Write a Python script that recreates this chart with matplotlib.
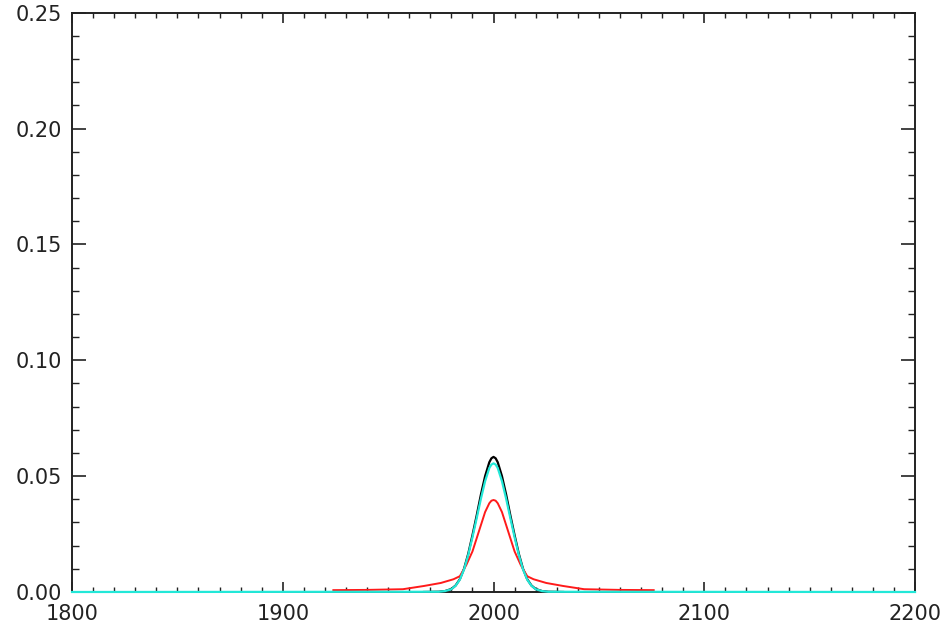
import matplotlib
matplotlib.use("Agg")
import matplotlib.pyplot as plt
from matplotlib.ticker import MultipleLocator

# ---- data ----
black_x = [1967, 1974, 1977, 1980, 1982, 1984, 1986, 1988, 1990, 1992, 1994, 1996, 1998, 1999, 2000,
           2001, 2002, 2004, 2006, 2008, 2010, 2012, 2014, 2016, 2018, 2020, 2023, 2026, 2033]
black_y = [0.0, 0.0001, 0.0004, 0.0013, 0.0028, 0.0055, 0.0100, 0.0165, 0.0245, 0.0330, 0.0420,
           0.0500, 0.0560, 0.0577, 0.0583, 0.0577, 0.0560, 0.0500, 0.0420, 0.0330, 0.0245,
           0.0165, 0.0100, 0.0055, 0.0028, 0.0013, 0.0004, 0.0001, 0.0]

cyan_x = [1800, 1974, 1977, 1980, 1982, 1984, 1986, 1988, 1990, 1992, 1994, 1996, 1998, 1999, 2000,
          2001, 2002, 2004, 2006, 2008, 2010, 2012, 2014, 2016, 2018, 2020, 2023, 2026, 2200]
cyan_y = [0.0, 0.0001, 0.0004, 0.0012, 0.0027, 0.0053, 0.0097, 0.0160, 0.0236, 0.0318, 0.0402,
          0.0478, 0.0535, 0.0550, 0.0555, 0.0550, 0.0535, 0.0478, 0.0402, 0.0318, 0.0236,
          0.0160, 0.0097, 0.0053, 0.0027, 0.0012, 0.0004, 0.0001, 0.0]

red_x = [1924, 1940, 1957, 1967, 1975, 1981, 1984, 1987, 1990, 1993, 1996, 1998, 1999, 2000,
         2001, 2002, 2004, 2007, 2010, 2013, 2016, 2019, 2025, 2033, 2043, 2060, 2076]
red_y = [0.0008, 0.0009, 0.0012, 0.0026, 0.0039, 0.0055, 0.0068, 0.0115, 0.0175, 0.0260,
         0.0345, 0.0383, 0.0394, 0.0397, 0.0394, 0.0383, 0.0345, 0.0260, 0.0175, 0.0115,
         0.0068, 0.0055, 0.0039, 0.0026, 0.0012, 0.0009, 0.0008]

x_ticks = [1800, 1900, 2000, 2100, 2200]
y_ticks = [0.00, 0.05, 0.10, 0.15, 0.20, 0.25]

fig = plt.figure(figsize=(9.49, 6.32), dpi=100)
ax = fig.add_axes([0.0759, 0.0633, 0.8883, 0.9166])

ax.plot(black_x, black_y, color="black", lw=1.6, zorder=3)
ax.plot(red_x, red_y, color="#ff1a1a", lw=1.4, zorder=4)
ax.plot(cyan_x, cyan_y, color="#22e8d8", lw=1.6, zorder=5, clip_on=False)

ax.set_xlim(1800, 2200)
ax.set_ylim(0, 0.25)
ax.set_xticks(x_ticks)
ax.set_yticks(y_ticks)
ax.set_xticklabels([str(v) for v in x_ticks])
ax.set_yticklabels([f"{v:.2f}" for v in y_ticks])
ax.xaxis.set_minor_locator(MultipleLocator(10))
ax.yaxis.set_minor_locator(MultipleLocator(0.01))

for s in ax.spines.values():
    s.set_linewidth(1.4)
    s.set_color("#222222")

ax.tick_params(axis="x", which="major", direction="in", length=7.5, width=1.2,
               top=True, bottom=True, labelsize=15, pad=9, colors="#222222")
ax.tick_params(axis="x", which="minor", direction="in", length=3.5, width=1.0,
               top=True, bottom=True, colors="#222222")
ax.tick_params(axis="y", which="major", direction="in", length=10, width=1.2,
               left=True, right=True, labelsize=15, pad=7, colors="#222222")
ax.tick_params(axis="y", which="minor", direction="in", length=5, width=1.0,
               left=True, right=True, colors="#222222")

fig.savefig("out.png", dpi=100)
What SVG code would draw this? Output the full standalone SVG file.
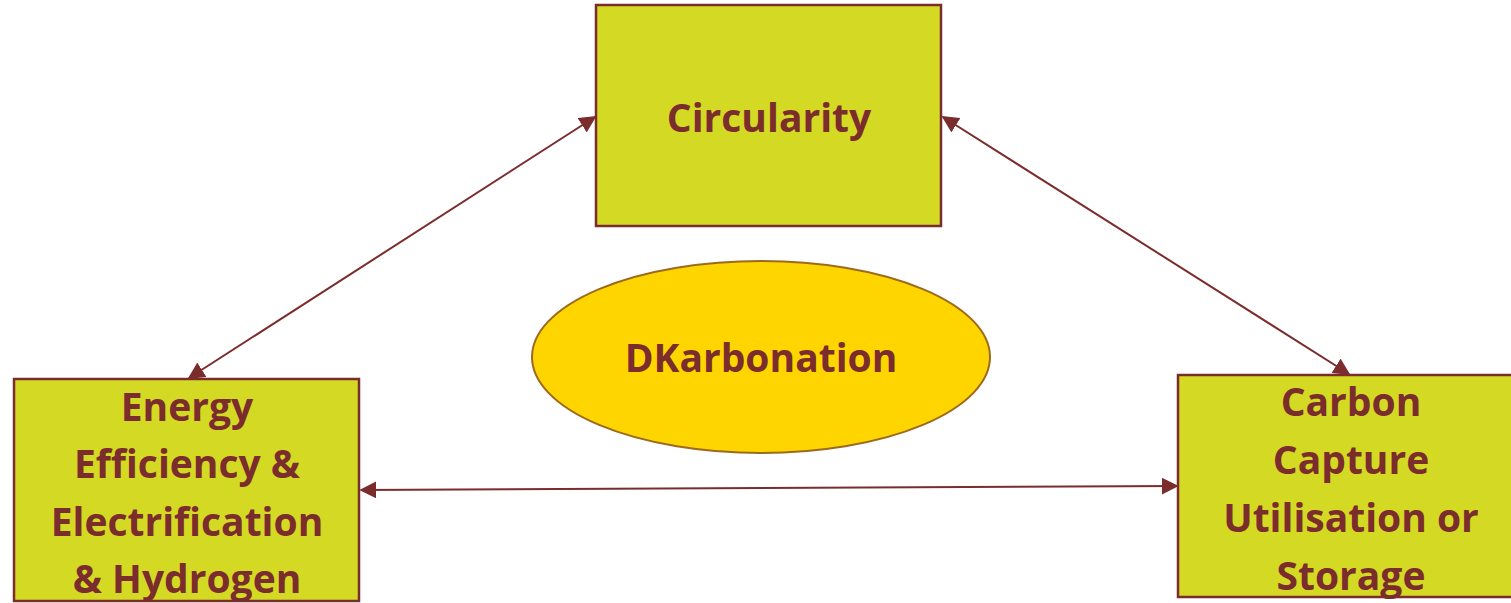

##############################

● Work to complete:
Copy the data character for character, but drop all pictures from the copy.

● Answer to this task:
Write a Python script that recreates this chart with matplotlib.
import matplotlib
matplotlib.use("Agg")
import matplotlib.pyplot as plt
from matplotlib.ticker import MultipleLocator

# ---- data ----
black_x = [1967, 1974, 1977, 1980, 1982, 1984, 1986, 1988, 1990, 1992, 1994, 1996, 1998, 1999, 2000,
           2001, 2002, 2004, 2006, 2008, 2010, 2012, 2014, 2016, 2018, 2020, 2023, 2026, 2033]
black_y = [0.0, 0.0001, 0.0004, 0.0013, 0.0028, 0.0055, 0.0100, 0.0165, 0.0245, 0.0330, 0.0420,
           0.0500, 0.0560, 0.0577, 0.0583, 0.0577, 0.0560, 0.0500, 0.0420, 0.0330, 0.0245,
           0.0165, 0.0100, 0.0055, 0.0028, 0.0013, 0.0004, 0.0001, 0.0]

cyan_x = [1800, 1974, 1977, 1980, 1982, 1984, 1986, 1988, 1990, 1992, 1994, 1996, 1998, 1999, 2000,
          2001, 2002, 2004, 2006, 2008, 2010, 2012, 2014, 2016, 2018, 2020, 2023, 2026, 2200]
cyan_y = [0.0, 0.0001, 0.0004, 0.0012, 0.0027, 0.0053, 0.0097, 0.0160, 0.0236, 0.0318, 0.0402,
          0.0478, 0.0535, 0.0550, 0.0555, 0.0550, 0.0535, 0.0478, 0.0402, 0.0318, 0.0236,
          0.0160, 0.0097, 0.0053, 0.0027, 0.0012, 0.0004, 0.0001, 0.0]

red_x = [1924, 1940, 1957, 1967, 1975, 1981, 1984, 1987, 1990, 1993, 1996, 1998, 1999, 2000,
         2001, 2002, 2004, 2007, 2010, 2013, 2016, 2019, 2025, 2033, 2043, 2060, 2076]
red_y = [0.0008, 0.0009, 0.0012, 0.0026, 0.0039, 0.0055, 0.0068, 0.0115, 0.0175, 0.0260,
         0.0345, 0.0383, 0.0394, 0.0397, 0.0394, 0.0383, 0.0345, 0.0260, 0.0175, 0.0115,
         0.0068, 0.0055, 0.0039, 0.0026, 0.0012, 0.0009, 0.0008]

x_ticks = [1800, 1900, 2000, 2100, 2200]
y_ticks = [0.00, 0.05, 0.10, 0.15, 0.20, 0.25]

fig = plt.figure(figsize=(9.49, 6.32), dpi=100)
ax = fig.add_axes([0.0759, 0.0633, 0.8883, 0.9166])

ax.plot(black_x, black_y, color="black", lw=1.6, zorder=3)
ax.plot(red_x, red_y, color="#ff1a1a", lw=1.4, zorder=4)
ax.plot(cyan_x, cyan_y, color="#22e8d8", lw=1.6, zorder=5, clip_on=False)

ax.set_xlim(1800, 2200)
ax.set_ylim(0, 0.25)
ax.set_xticks(x_ticks)
ax.set_yticks(y_ticks)
ax.set_xticklabels([str(v) for v in x_ticks])
ax.set_yticklabels([f"{v:.2f}" for v in y_ticks])
ax.xaxis.set_minor_locator(MultipleLocator(10))
ax.yaxis.set_minor_locator(MultipleLocator(0.01))

for s in ax.spines.values():
    s.set_linewidth(1.4)
    s.set_color("#222222")

ax.tick_params(axis="x", which="major", direction="in", length=7.5, width=1.2,
               top=True, bottom=True, labelsize=15, pad=9, colors="#222222")
ax.tick_params(axis="x", which="minor", direction="in", length=3.5, width=1.0,
               top=True, bottom=True, colors="#222222")
ax.tick_params(axis="y", which="major", direction="in", length=10, width=1.2,
               left=True, right=True, labelsize=15, pad=7, colors="#222222")
ax.tick_params(axis="y", which="minor", direction="in", length=5, width=1.0,
               left=True, right=True, colors="#222222")

fig.savefig("out.png", dpi=100)
What SVG code would draw this? Output the full standalone SVG file.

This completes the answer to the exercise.